Task description: Report, as a bare number, how many lines of the material below contain the word "this".

Excerpted data:
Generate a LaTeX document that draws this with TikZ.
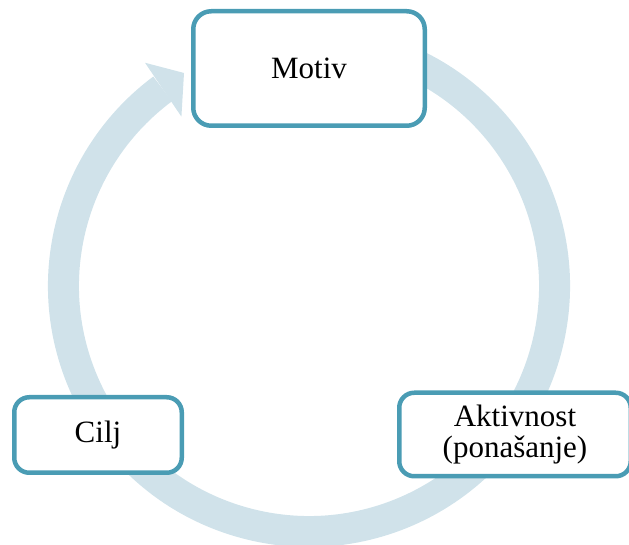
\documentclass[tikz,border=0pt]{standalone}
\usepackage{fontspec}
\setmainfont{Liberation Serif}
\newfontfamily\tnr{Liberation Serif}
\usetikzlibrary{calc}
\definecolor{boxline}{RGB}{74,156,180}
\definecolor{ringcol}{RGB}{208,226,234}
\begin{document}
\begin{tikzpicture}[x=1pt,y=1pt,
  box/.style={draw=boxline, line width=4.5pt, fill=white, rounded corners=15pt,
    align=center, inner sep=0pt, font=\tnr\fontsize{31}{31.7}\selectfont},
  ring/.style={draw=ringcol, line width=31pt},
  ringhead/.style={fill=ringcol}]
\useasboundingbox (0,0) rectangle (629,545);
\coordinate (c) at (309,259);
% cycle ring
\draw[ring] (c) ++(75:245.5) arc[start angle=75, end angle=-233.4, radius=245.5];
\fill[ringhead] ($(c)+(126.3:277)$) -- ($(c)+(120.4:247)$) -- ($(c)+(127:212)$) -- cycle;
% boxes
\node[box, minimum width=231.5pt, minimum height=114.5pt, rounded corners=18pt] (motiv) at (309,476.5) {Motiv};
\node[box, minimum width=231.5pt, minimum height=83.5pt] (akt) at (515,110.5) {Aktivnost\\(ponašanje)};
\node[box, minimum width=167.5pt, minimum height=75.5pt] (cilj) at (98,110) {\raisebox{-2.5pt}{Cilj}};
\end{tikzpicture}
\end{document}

--

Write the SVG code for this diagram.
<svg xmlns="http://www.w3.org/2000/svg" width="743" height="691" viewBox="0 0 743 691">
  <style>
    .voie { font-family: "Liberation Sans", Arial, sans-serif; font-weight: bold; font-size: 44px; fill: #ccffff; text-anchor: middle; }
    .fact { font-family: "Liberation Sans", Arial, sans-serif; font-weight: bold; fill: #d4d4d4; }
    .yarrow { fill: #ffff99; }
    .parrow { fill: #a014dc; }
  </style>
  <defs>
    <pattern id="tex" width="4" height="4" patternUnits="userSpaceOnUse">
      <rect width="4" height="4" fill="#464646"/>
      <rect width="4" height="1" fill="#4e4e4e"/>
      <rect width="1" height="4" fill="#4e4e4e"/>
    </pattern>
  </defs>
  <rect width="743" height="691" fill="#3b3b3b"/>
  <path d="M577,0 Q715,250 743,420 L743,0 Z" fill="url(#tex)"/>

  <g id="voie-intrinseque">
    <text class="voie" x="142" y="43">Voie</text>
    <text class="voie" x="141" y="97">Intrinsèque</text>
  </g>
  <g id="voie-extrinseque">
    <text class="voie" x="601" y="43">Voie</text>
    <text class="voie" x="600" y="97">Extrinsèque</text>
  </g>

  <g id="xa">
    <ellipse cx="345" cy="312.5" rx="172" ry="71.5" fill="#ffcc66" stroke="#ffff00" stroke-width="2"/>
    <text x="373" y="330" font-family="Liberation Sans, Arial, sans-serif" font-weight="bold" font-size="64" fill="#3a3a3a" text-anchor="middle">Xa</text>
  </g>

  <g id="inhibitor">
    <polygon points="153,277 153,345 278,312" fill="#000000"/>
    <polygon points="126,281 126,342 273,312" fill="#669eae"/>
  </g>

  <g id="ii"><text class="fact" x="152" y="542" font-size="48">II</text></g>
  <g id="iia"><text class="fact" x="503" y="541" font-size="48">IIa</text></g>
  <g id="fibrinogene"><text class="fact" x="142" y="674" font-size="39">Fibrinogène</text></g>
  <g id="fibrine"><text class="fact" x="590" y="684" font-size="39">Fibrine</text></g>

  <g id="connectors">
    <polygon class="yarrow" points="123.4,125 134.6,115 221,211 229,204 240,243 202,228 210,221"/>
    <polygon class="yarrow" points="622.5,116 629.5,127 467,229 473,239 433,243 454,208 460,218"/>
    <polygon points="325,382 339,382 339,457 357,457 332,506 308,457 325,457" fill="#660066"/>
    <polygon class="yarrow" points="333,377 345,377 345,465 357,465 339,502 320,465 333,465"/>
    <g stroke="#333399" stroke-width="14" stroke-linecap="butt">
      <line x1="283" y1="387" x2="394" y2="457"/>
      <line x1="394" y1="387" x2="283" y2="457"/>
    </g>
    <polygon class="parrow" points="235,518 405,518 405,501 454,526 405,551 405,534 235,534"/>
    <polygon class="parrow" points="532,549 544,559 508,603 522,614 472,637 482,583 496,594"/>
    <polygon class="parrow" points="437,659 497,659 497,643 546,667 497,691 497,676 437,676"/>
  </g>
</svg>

Problem solution: 2